For this, Penny has an answer.
“I’m just excited to go and race,” she says without hesitation. “If I’m not feeling I’m moving forward, I’m trying to figure out the ways to get there. As long as I know I’m trying my best, then I’m happy with what I do.”
Her father couldn’t agree more.
“Failure is always a possibility,” Richard readily concedes. “But as far as I’m concerned, as long as she does her best, then that’s not failure. She’s talented but she works tremendously hard. We can’t comprehend how incredibly hard she works.”
That means six days a week being at the pool at seven in the morning, swimming for two hours and then hitting the weight room before school begins. Then it’s back to the pool by four until seven in the evening. Then there’s homework, friends, international travel for competitions and all the other requests which need to cram themselves into the one day off Penny has each week.

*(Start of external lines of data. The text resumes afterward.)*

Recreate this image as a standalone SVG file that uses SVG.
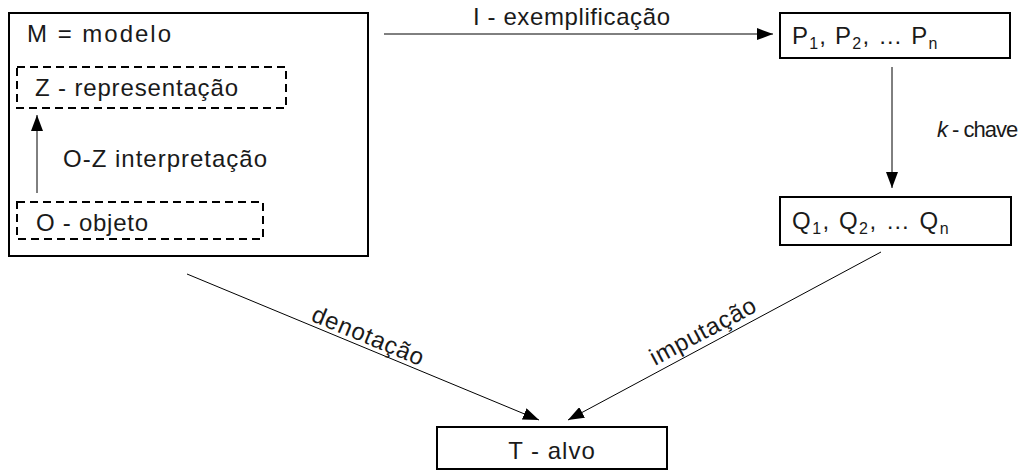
<svg xmlns="http://www.w3.org/2000/svg" width="1021" height="471" viewBox="0 0 1021 471">
<defs>
<marker id="ah" markerUnits="userSpaceOnUse" markerWidth="16" markerHeight="12" refX="16" refY="6" orient="auto">
<path d="M0,0 L16,6 L0,12 Z" fill="#000"/>
</marker>
<style>
.box{fill:#fff;stroke:#000;stroke-width:2}
.dash{fill:none;stroke:#000;stroke-width:2;stroke-dasharray:8 5}
.t{font-family:"Liberation Sans",Arial,sans-serif;font-size:24px;fill:#1a1a1a}
.sub{font-size:16px}
.small{font-size:22px;letter-spacing:-1px}
.c{fill:none;stroke:#000;stroke-width:1}
</style>
</defs>
<rect width="1021" height="471" fill="#fff"/>
<g id="node-M">
<rect class="box" x="9" y="13" width="359" height="243"/>
<text class="t" x="27" y="42" textLength="144" lengthAdjust="spacing">M = modelo</text>
</g>
<g id="node-Z">
<rect class="dash" x="17" y="67" width="269" height="41"/>
<text class="t" x="35" y="96" textLength="203" lengthAdjust="spacing">Z - representação</text>
</g>
<g id="node-O">
<rect class="dash" x="17" y="202" width="246" height="37"/>
<text class="t" x="36" y="231" textLength="112" lengthAdjust="spacing">O - objeto</text>
</g>
<g id="node-P">
<rect class="box" x="780" y="13" width="230" height="45"/>
<text class="t" x="792" y="44" letter-spacing="1.2">P<tspan class="sub" dy="5">1</tspan><tspan dy="-5">, P</tspan><tspan class="sub" dy="5">2</tspan><tspan dy="-5">, … P</tspan><tspan class="sub" dy="5">n</tspan></text>
</g>
<g id="node-Q">
<rect class="box" x="780" y="197" width="231" height="48"/>
<text class="t" x="792" y="229" letter-spacing="1.5">Q<tspan class="sub" dy="5">1</tspan><tspan dy="-5">, Q</tspan><tspan class="sub" dy="5">2</tspan><tspan dy="-5">, … Q</tspan><tspan class="sub" dy="5">n</tspan></text>
</g>
<g id="node-T">
<rect class="box" x="437" y="427" width="230" height="42"/>
<text class="t" x="552" y="459" text-anchor="middle" letter-spacing="1">T - alvo</text>
</g>
<g id="connectors">
<line class="c" x1="384" y1="34" x2="773" y2="34" marker-end="url(#ah)"/>
<line class="c" x1="892" y1="67" x2="892" y2="188" marker-end="url(#ah)"/>
<line class="c" x1="37" y1="193" x2="37" y2="115" marker-end="url(#ah)"/>
<line class="c" x1="187" y1="274" x2="539" y2="420" marker-end="url(#ah)"/>
<line class="c" x1="881" y1="252" x2="568" y2="420" marker-end="url(#ah)"/>
<text class="t" x="473" y="25" textLength="197" lengthAdjust="spacing">I - exemplificação</text>
<text class="t small" x="937" y="137"><tspan font-style="italic">k</tspan> - chave</text>
<text class="t" x="63" y="167" textLength="204" lengthAdjust="spacing">O-Z interpretação</text>
<text class="t" transform="translate(310,320.5) rotate(22.5)" textLength="119" lengthAdjust="spacing">denotação</text>
<text class="t" transform="translate(655,366) rotate(-28.2)" textLength="117" lengthAdjust="spacing">imputação</text>
</g>
</svg>
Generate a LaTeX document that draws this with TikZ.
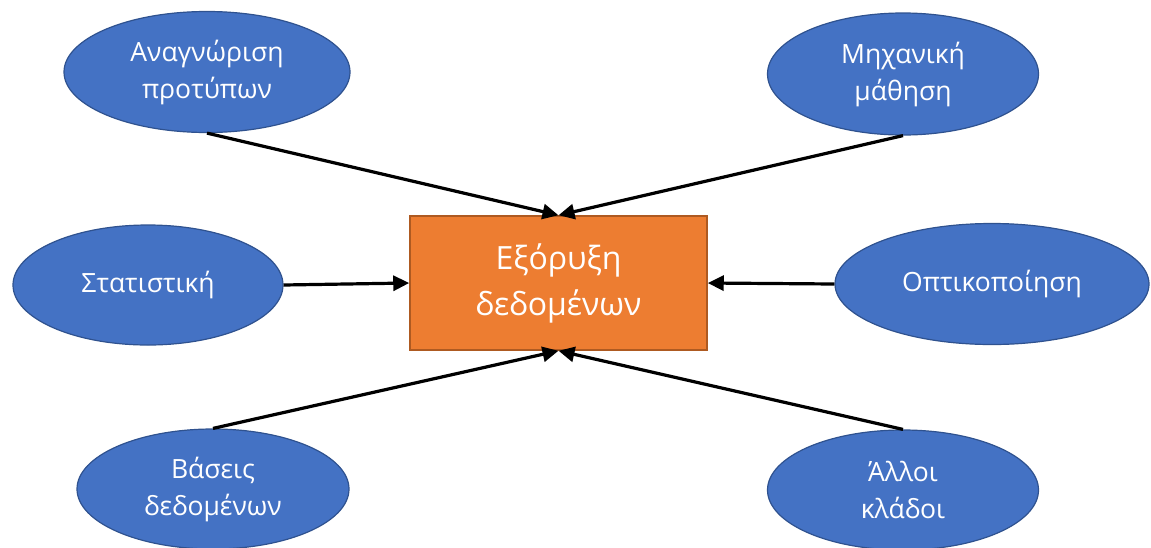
\documentclass[tikz,border=0pt]{standalone}
\usepackage{fontspec}
\setmainfont{Open Sans}
\usetikzlibrary{shapes.geometric,arrows.meta}
\definecolor{ellfill}{HTML}{4472C4}
\definecolor{elldraw}{HTML}{2F528F}
\definecolor{boxfill}{HTML}{ED7D31}
\definecolor{boxdraw}{HTML}{AE5A21}
\tikzset{
  field/.style={ellipse, fill=ellfill, draw=elldraw, line width=1.2pt, text=white,
    font=\fontsize{26.5}{37}\selectfont, align=center, inner sep=0pt},
  core/.style={rectangle, fill=boxfill, draw=boxdraw, line width=1.5pt, text=white,
    font=\fontsize{32}{46}\selectfont, align=center, inner sep=0pt},
  feed/.style={line width=3.2pt, -{Triangle[length=16pt,width=15pt]}}
}
\begin{document}
\begin{tikzpicture}[x=1pt,y=-1pt]
\useasboundingbox (0,0) rectangle (1151,547);
\node[core, minimum width=297pt, minimum height=134pt] (dm) at (558.5,283) {Εξόρυξη\\δεδομένων};
\node[field, minimum width=286pt, minimum height=121pt] (pr) at (207,72) {Αναγνώριση\\προτύπων};
\node[field, minimum width=271pt, minimum height=122pt] (ml) at (903,74) {Μηχανική\\μάθηση};
\node[field, minimum width=270pt, minimum height=120pt] (st) at (148,285) {Στατιστική};
\node[field, minimum width=314pt, minimum height=121pt] (vi) at (992,284) {Οπτικοποίηση};
\node[field, minimum width=272pt, minimum height=120pt] (db) at (213,489) {Βάσεις\\δεδομένων};
\node[field, minimum width=271pt, minimum height=120pt] (ot) at (903,490) {Άλλοι\\κλάδοι};
\draw[feed] (pr.south) -- (dm.north);
\draw[feed] (ml.south) -- (dm.north);
\draw[feed] (st.east) -- (dm.west);
\draw[feed] (vi.west) -- (dm.east);
\draw[feed] (db.north) -- (dm.south);
\draw[feed] (ot.north) -- (dm.south);
\end{tikzpicture}
\end{document}
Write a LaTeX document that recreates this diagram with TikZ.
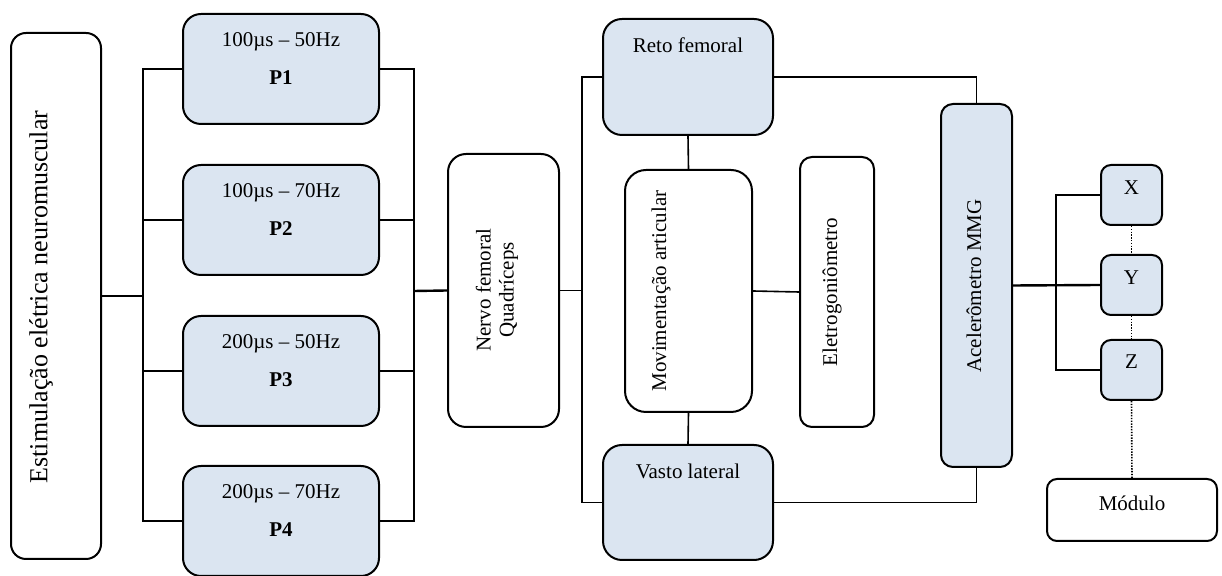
\documentclass[tikz,border=0pt]{standalone}
\usepackage{fontspec}
\setmainfont{Liberation Serif}
\definecolor{boxblue}{HTML}{DBE5F1}
\tikzset{
  blk/.style={draw, line width=1pt, rounded corners=#1, inner sep=0pt},
  bluebox/.style={blk=#1, fill=boxblue},
  lbl/.style={font=\fontsize{10.5}{11.5}\selectfont, inner sep=0pt},
  wire/.style={line width=0.8pt},
  wireb/.style={line width=1.2pt},
  dotwire/.style={line width=0.8pt, dash pattern=on 0.7pt off 0.7pt}
}
\begin{document}
\begin{tikzpicture}[x=0.5pt, y=-0.5pt]
  \useasboundingbox (0,0) rectangle (1222,576);
  % Boxes
  \node[blk=7.5pt, minimum width=45pt, minimum height=263pt] (stim) at (56,296) {};
  \foreach \i/\y in {1/69, 2/220, 3/371, 4/521}
    \node[bluebox=9pt, minimum width=98pt, minimum height=55pt] (p\i) at (281,\y) {};
  \node[blk=9pt, minimum width=55.5pt, minimum height=136.5pt] (nervo) at (503.5,290.5) {};
  \node[bluebox=9.5pt, minimum width=85pt, minimum height=58pt] (reto) at (688,77) {};
  \node[bluebox=9.5pt, minimum width=85pt, minimum height=57.5pt] (vasto) at (688,502.5) {};
  \node[blk=10.5pt, minimum width=63.5pt, minimum height=121pt] (mov) at (688.5,291) {};
  \node[blk=6pt, minimum width=37pt, minimum height=135pt] (eletro) at (837,292) {};
  \node[bluebox=6pt, minimum width=35.5pt, minimum height=181.5pt] (acc) at (976.5,285.5) {};
  \node[bluebox=5pt, minimum width=30.5pt, minimum height=30pt] (ex) at (1131.5,195) {};
  \node[bluebox=5pt, minimum width=30.5pt, minimum height=30pt] (ey) at (1131.5,285) {};
  \node[bluebox=5pt, minimum width=30.5pt, minimum height=30pt] (ez) at (1131.5,370) {};
  \node[blk=5pt, minimum width=85pt, minimum height=31pt] (mod) at (1132,510) {};
  % Texts
  \node[lbl, font=\fontsize{13}{15}\selectfont, rotate=90] (stimt) at (41,297) {Estimulação elétrica neuromuscular};
  \foreach \i/\y/\t in {1/69/100µs – 50Hz, 2/220/100µs – 70Hz, 3/371/200µs – 50Hz, 4/521/200µs – 70Hz} {
    \node[lbl, anchor=base] (p\i a) at (281,{\y-22}) {\t};
    \node[lbl, anchor=base, font=\fontsize{10.5}{11.5}\selectfont\bfseries] (p\i b) at (281,{\y+16}) {P\i};
  }
  \node[lbl, rotate=90, align=center] (nervot) at (497,290) {Nervo femoral\\Quadríceps};
  \node[lbl, anchor=base] (retot) at (688,53) {Reto femoral};
  \node[lbl, anchor=base] (vastot) at (688,479) {Vasto lateral};
  \node[lbl, rotate=90] (movt) at (661,291) {Movimentação articular};
  \node[lbl, rotate=90] (eletrot) at (832,292) {Eletrogoniômetro};
  \node[lbl, rotate=90] (acct) at (974,286) {Acelerômetro MMG};
  \node[lbl, anchor=base] (ext) at (1131.5,195) {X};
  \node[lbl, anchor=base] (eyt) at (1131.5,285) {Y};
  \node[lbl, anchor=base] (ezt) at (1131.5,369) {Z};
  \node[lbl, anchor=base] (modt) at (1132,511) {Módulo};
  % Connectors
  \coordinate (busL) at (143,296);
  \coordinate (busR) at (414,291);
  \coordinate (busM) at (582,290.5);
  \coordinate (busA) at (1056,285);
  \draw[wireb] (stim.east) -- (busL);
  \foreach \i in {1,...,4} {
    \draw[wire] (p\i.west) -| (busL);
    \draw[wire] (p\i.east) -| (busR);
  }
  \draw[wireb] (busR) -- (nervo.west);
  \draw[wire] (nervo.east) -- (busM);
  \draw[wire] (reto.west) -| (busM);
  \draw[wire] (vasto.west) -| (busM);
  \draw[wire] (reto.south) -- (mov.north);
  \draw[wire] (mov.south) -- (vasto.north);
  \draw[wire] (mov.east) -- (eletro.west);
  \draw[wire] (reto.east) -| (acc.north);
  \draw[wire] (vasto.east) -| (acc.south);
  \draw[wireb] (acc.east) -- (ey.west);
  \draw[wire] (ex.west) -| (busA);
  \draw[wire] (ez.west) -| (busA);
  \draw[dotwire] (ex.south) -- (ey.north);
  \draw[dotwire] (ey.south) -- (ez.north);
  \draw[dotwire] (ez.south) -- (mod.north);
\end{tikzpicture}
\end{document}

You can’t blame her family for watching out for her and, at times, applying the brakes on her escalating career.
“Sport is largely about myth. But that myth is easy to corrupt,” Richard stresses. “I feel it’s my responsibility to protect her from negative influences and people who want to prematurely write the end to her story.”
‘Just a kid’
There is so much that is typical about Penny. She lives down the street from where her dad and I had that cup of coffee and talked the other day.
She first learned to swim at a pool by the beach, which is just around the corner.
“I can’t tell you how much I love the Raptors,” she gushes whenever she’s asked.
But Penny is also extraordinary and has already proven that to be the case on several occasions.
The rest of her story is up to her to write.
“She’s just a kid,” Richard concludes. “Beyond her own success it’s the success of the team that matters most to her. She’s committed to that proposition. She feels a responsibility to her sport but I hope she has fun with it. You only go this way once.”
Maybe Penny’s like any other rare treasure we’re fortunate enough to uncover.
It could be she just needs the chance to shine in her own good time.